Using your assets
Brian Bartaby, founder and chief executive of peer-to-peer property lender Proplend, explains why investors are flocking towards the platform’s Innovative Finance ISA
Brian Bartaby had been raising finance for property investors and developers for more than a decade before he launched Proplend, so he knew better than anyone that there was a gap in the market for commercial real estate investments under £5m.
“I was at the coal face during the financial crisis, when the banks retreated from the sub-£5m commercial property market and left a vacuum,” Bartaby recounts.
“That segment makes up almost a quarter of the commercial real estate debt market in the UK, so
it’s a significant part of lending.”
With this in mind, Bartaby saw an opportunity to provide much-needed funding to commercial property owners, while offering attractive returns to investors desperately looking for yield.
Launched in 2014, Proplend enables lenders to fund commercial property investments, separated into three risk tranches based on different loans-to-value (LTV).
The lowest risk is tranche A at zero to 50 per cent LTV, tranche B is 51 to 65 per cent LTV and tranche C is 66 to 75 per cent LTV.
Investors can enjoy returns ranging between five and 12 per cent, now with the option of tax-free earnings from the Innovative Finance ISA (IFISA). Proplend launched its wrapper to pre-registered investors in May and to new investors in August.
“It’s a flexible ISA, so people can withdraw money and put it in again within the same tax year,” Bartaby says. “This is an important function that our lenders are already making full use of.”
Savvy investors are already wising up to the attractions of the IFISA. 67 per cent of new accounts funded since Proplend’s IFISA launch have been ISA accounts, with 45 per cent of funding coming from ISA transfers.
“The IFISA is a really interesting market for us and for any platform,” remarks Bartaby. “There’s around £260bn of cash sitting in cash ISAs and around £240bn in stocks and shares ISAs, of which 40 per cent may be sitting in cash as investors are unsure what to do.
“Now cash ISAs are paying around one per cent and people are desperate for yield.
“So this is money that people have already allocated within that ISA wrapper. The ability to earn decent, tax-free returns on that money is very compelling.”
The platform’s data shows that its IFISA investors have been attracted to lower-risk investments, with 79 per cent opting for tranche A since launch, 14 per cent choosing tranche B and seven per cent opting for tranche C.

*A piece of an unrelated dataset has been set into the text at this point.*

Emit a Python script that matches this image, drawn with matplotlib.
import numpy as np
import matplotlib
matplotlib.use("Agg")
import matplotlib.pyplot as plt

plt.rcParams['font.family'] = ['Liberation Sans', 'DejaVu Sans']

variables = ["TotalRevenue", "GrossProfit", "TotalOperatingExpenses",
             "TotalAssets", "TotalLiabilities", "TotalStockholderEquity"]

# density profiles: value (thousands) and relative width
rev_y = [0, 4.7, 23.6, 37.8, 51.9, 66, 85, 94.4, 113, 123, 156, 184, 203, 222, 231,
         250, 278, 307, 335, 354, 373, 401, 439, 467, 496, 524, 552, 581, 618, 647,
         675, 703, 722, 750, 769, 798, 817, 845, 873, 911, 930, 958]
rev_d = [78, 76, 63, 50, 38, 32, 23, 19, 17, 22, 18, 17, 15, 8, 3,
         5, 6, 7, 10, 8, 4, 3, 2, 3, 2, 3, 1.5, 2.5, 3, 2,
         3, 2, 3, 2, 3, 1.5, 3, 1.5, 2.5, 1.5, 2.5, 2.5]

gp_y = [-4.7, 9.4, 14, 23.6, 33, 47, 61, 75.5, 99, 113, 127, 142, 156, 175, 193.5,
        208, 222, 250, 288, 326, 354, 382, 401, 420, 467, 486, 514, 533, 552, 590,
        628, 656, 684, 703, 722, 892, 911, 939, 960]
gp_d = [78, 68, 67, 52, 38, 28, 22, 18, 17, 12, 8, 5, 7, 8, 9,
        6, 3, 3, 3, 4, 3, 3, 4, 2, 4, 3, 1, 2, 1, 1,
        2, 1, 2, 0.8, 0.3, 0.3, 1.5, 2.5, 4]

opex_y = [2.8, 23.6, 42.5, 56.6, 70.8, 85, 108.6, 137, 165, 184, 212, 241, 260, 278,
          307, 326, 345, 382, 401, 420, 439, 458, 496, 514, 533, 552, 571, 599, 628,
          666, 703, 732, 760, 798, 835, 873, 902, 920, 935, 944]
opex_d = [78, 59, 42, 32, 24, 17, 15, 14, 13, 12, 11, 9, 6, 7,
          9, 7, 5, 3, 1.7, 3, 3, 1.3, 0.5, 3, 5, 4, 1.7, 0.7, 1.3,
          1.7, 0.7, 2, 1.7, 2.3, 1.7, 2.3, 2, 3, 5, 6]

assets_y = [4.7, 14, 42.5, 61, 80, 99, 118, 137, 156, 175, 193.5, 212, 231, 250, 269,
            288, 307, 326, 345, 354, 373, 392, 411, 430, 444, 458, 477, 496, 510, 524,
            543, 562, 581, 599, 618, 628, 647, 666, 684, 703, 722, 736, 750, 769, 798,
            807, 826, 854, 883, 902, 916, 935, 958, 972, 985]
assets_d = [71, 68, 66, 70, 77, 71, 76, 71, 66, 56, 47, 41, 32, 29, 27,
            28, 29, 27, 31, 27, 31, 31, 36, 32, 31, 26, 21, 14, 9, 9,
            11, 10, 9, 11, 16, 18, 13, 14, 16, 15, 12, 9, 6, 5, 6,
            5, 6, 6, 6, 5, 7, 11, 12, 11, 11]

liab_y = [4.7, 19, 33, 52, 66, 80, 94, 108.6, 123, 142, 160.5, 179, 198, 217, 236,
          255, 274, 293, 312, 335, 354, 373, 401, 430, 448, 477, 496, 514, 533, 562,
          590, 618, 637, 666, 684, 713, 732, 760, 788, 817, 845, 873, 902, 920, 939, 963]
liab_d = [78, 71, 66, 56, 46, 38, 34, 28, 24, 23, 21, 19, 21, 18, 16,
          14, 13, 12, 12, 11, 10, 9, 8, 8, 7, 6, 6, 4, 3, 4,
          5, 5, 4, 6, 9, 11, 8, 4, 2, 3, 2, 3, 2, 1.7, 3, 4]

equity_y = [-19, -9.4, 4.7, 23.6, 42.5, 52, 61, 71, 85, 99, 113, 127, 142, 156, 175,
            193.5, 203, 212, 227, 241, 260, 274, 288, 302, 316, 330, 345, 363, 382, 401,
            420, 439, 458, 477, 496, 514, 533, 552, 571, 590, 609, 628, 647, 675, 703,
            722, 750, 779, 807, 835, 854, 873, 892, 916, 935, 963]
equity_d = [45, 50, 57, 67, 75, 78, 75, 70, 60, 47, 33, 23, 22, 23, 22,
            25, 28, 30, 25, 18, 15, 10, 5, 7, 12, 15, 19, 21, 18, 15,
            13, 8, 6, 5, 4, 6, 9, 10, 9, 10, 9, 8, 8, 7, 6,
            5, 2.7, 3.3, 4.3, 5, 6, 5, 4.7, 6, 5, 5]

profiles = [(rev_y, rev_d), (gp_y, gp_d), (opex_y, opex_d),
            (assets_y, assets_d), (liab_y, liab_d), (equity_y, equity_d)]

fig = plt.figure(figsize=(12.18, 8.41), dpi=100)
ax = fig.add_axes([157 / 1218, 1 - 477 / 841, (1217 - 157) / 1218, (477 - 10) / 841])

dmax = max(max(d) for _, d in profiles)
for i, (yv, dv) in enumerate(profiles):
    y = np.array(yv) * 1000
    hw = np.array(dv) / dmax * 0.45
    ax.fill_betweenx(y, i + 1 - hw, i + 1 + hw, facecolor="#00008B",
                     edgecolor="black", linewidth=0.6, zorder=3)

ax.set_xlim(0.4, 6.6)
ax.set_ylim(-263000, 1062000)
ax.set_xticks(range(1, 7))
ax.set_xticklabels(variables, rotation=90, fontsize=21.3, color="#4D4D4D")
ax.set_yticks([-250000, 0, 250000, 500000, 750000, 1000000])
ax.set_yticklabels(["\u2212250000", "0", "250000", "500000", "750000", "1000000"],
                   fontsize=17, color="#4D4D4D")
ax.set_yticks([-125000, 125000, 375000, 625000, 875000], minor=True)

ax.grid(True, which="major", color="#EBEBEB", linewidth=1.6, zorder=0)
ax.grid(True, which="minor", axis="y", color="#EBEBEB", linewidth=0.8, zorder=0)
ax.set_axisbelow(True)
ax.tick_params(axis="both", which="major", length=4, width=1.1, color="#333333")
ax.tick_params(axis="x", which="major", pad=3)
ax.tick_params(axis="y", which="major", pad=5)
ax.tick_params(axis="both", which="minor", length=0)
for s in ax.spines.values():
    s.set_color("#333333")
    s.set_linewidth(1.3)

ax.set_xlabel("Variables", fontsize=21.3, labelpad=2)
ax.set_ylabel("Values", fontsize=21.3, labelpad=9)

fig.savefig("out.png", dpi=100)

With this in mind, a new product is on the horizon. Proplend purely offers manual lending at the moment but is planning to launch an auto-invest product for its least risky tranche A loans, offering target returns of five to 5.5 per cent.

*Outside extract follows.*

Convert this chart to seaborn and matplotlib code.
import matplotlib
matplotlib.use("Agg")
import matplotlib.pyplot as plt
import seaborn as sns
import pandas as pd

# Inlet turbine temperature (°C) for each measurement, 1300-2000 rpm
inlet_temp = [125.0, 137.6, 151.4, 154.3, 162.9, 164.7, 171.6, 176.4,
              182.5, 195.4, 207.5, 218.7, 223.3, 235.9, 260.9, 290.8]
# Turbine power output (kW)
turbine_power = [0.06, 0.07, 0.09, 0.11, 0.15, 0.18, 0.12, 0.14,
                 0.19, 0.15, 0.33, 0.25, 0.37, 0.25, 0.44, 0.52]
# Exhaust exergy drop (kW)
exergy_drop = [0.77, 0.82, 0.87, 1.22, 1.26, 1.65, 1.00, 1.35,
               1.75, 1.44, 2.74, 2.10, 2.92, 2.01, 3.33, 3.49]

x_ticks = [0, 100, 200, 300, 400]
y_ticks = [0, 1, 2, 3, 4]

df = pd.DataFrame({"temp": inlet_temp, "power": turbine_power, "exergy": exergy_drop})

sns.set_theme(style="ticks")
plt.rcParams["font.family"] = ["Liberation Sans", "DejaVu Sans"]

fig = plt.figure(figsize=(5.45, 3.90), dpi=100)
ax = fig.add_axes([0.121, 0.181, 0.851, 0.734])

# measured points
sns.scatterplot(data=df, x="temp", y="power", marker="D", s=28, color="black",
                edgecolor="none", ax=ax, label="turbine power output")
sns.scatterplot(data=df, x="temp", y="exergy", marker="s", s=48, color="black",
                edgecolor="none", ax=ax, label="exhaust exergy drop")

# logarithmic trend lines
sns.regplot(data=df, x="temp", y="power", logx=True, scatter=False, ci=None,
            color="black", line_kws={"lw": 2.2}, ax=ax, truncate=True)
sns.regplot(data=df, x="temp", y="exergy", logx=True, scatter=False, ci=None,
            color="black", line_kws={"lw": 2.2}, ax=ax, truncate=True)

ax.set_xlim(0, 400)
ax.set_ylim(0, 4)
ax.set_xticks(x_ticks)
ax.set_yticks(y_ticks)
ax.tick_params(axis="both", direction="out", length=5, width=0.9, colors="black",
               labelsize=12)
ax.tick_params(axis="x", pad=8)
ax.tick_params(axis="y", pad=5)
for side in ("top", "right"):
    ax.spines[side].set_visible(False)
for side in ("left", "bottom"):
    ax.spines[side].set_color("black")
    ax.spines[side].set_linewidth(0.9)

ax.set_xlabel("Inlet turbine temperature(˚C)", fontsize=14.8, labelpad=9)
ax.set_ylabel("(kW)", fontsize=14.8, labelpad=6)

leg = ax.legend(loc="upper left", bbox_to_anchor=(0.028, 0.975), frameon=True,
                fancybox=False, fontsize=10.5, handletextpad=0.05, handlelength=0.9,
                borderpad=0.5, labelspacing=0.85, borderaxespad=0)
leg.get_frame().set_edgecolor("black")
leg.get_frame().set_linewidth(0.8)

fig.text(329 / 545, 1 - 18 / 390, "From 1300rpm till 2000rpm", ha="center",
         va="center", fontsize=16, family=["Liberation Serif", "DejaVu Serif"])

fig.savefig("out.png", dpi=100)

As well as attracting investors directly with the IFISA, Proplend has been working with wealth managers to facilitate investments from individuals looking to take advice.
Proplend Wealth is an online portal for advisers and wealth managers, enabling them to register, monitor and provide advice to their clients on their Proplend investments.

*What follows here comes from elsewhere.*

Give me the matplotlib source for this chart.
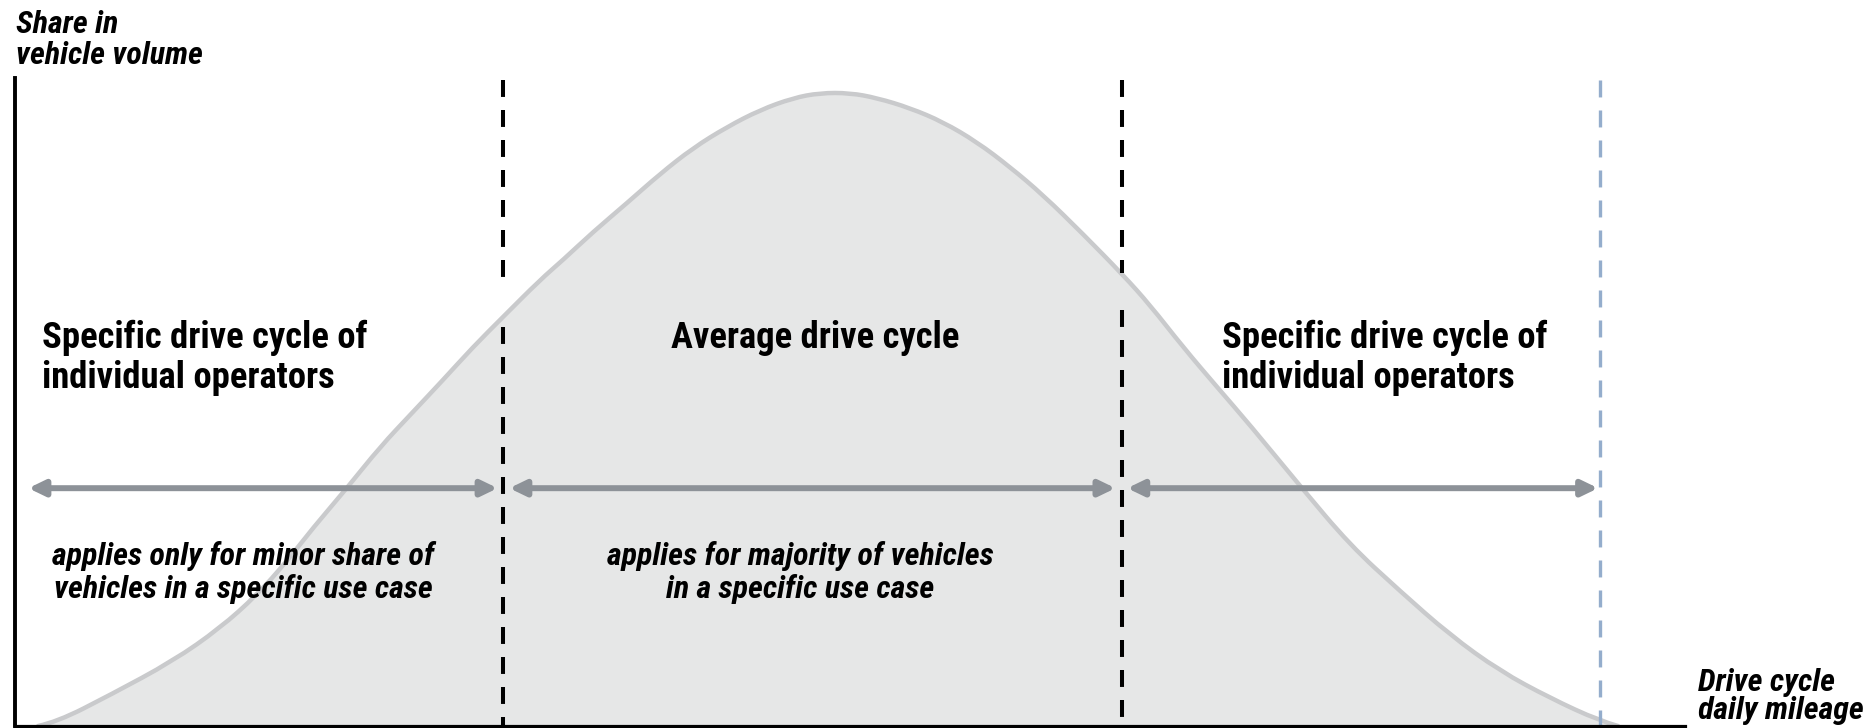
import matplotlib
matplotlib.use("Agg")
import matplotlib.pyplot as plt
from matplotlib import font_manager
from matplotlib.patches import FancyArrowPatch, ArrowStyle, PathPatch
from matplotlib.path import Path

# ---------------- data ----------------
mileage = [1.38, 2.51, 5.69, 9.46, 12.28, 14.49, 16.29, 17.84, 19.88, 21.86,
           23.77, 25.63, 27.43, 29.22, 31.44, 32.81, 34.61, 36.65, 38.62,
           40.60, 42.63, 44.61, 46.59, 48.20, 50.00, 51.62, 53.59, 55.57,
           57.60, 59.58, 61.56, 63.95, 66.35, 67.96, 69.94, 71.98, 73.95,
           76.95, 79.94, 82.93, 85.93, 88.92, 91.92, 94.91, 95.99]
share = [0.0, 0.62, 4.78, 10.03, 15.12, 20.22, 25.46, 30.56, 36.73, 43.06,
         48.30, 53.40, 58.49, 63.12, 68.83, 71.91, 76.23, 80.71, 85.19,
         89.20, 92.44, 95.06, 96.91, 97.69, 97.69, 96.91, 95.37, 93.21,
         90.12, 86.27, 81.94, 75.93, 69.60, 64.97, 58.49, 52.31, 46.45,
         37.04, 27.93, 20.83, 14.04, 8.49, 4.32, 0.77, 0.0]

segment_bounds = [29.2, 66.3]          # black dashed separators
outer_bound = 94.9                     # light-blue dashed limit
arrow_spans = [(0.8, 28.9), (29.6, 65.9), (66.6, 94.8)]

heading_left = ["Specific drive cycle of", "individual operators"]
heading_mid = ["Average drive cycle"]
heading_right = ["Specific drive cycle of", "individual operators"]
note_left = ["applies only for minor share of", "vehicles in a specific use case"]
note_mid = ["applies for majority of vehicles", "in a specific use case"]
ylabel_lines = ["Share in", "vehicle volume"]
xlabel_lines = ["Drive cycle", "daily mileage"]

# ---------------- style ----------------
names = {f.name for f in font_manager.fontManager.ttflist}
if "Roboto Condensed" in names:
    FAMILY, K = "Roboto Condensed", 1.0
elif "Liberation Sans Narrow" in names:
    FAMILY, K = "Liberation Sans Narrow", 1.0
else:
    FAMILY, K = "Liberation Sans", 0.87
plt.rcParams["font.family"] = [FAMILY, "DejaVu Sans"]
plt.rcParams["lines.scale_dashes"] = False

FILL = "#E6E7E7"
CURVE = "#C9CACC"
ARROW = "#8D9298"
BLUE = "#94ADCC"

W, H = 1872, 728
fig = plt.figure(figsize=(W / 100, H / 100), dpi=100)
L, R, T, B = 15, 1685, 78, 726
ax = fig.add_axes([L / W, (H - B) / H, (R - L) / W, (B - T) / H])
ax.set_xlim(0, 100)
ax.set_ylim(0, 100)
ax.set_xticks([])
ax.set_yticks([])
for s in ("top", "right"):
    ax.spines[s].set_visible(False)
ax.spines["left"].set_linewidth(2.8)
ax.spines["bottom"].set_linewidth(2.3)
ax.spines["left"].set_zorder(6)
ax.spines["bottom"].set_zorder(6)

# distribution curve: read points used as control points of a smooth
# quadratic B-spline path rendered by matplotlib
pts = list(zip(mileage, share))
verts = [pts[0]]
codes = [Path.MOVETO]
for i in range(1, len(pts) - 2):
    mid = ((pts[i][0] + pts[i + 1][0]) / 2, (pts[i][1] + pts[i + 1][1]) / 2)
    verts += [pts[i], mid]
    codes += [Path.CURVE3, Path.CURVE3]
verts += [pts[-2], pts[-1]]
codes += [Path.CURVE3, Path.CURVE3]

fill_path = Path(verts + [(pts[-1][0], 0), (pts[0][0], 0), (0, 0)],
                 codes + [Path.LINETO, Path.LINETO, Path.CLOSEPOLY])
ax.add_patch(PathPatch(fill_path, facecolor=FILL, edgecolor="none",
                       lw=0, zorder=1))
ax.add_patch(PathPatch(Path(verts, codes), facecolor="none",
                       edgecolor=CURVE, lw=3.2, capstyle="round",
                       joinstyle="round", zorder=2))

# dashed separators (each broken around the curve crossing)
dash = (0, (12.2, 9.4))
gaps = [(69.3, 61.6), (69.9, 64.2)]
for xb, (g_top, g_bot) in zip(segment_bounds, gaps):
    ax.plot([xb, xb], [99.7, g_top], color="black", lw=2.9, linestyle=dash,
            dash_capstyle="butt", zorder=3)
    ax.plot([xb, xb], [g_bot, 0], color="black", lw=2.9, linestyle=dash,
            dash_capstyle="butt", zorder=3)
ax.plot([outer_bound, outer_bound], [99.7, 0], color=BLUE, lw=2.4,
        linestyle=dash, dash_capstyle="butt", zorder=3)

# double arrows
arrow_y = 36.7
for x0, x1 in arrow_spans:
    ax.add_patch(FancyArrowPatch(
        (x0, arrow_y), (x1, arrow_y),
        arrowstyle=ArrowStyle("<|-|>", head_length=9.5, head_width=4.6),
        mutation_scale=1, lw=4.3, color=ARROW, shrinkA=0, shrinkB=0,
        zorder=4))


def lines(x, ys, texts, size, ha="left", style="normal"):
    for y, t in zip(ys, texts):
        ax.text(x, y, t, ha=ha, va="baseline", fontsize=size * K,
                fontweight="bold", fontstyle=style, color="black",
                zorder=7, clip_on=False)


HEAD = 26.4
NOTE = 23.0
LAB = 23.0
head_y = [58.4, 52.2]
note_y = [24.9, 19.7]

lines(1.6, head_y, heading_left, HEAD)
lines(47.9, head_y[:1], heading_mid, HEAD, ha="center")
lines(72.3, head_y, heading_right, HEAD)
lines(13.65, note_y, note_left, NOTE, ha="center", style="italic")
lines(47.0, note_y, note_mid, NOTE, ha="center", style="italic")
lines(0.06, [107.0, 102.1], ylabel_lines, LAB, style="italic")
lines(100.75, [5.4, 1.1], xlabel_lines, LAB, style="italic")

fig.savefig("out.png", dpi=100)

“We sat down with some local wealth managers to discuss how they could engage with P2P as their clients were asking about it,” says Bartaby.
“We’ve built something that works, as those wealth managers have now put about £3.5m through the platform into loans and continue to invest on behalf of their clients.”
With larger platforms starting to launch IFISAs and a raft of rivals out there, what does the future look like for Proplend and for the wider P2P sector?
“We believe the future is bright – there’s a lot of ISA money out there for healthy competition, particularly considering investors will be looking to diversify across platforms,” affirms Bartaby.
“With the FCA raising concerns over the levels of unsecured consumer debt, we believe platforms like Proplend, offering more stable and reliable returns from asset-backed lending, are well placed.”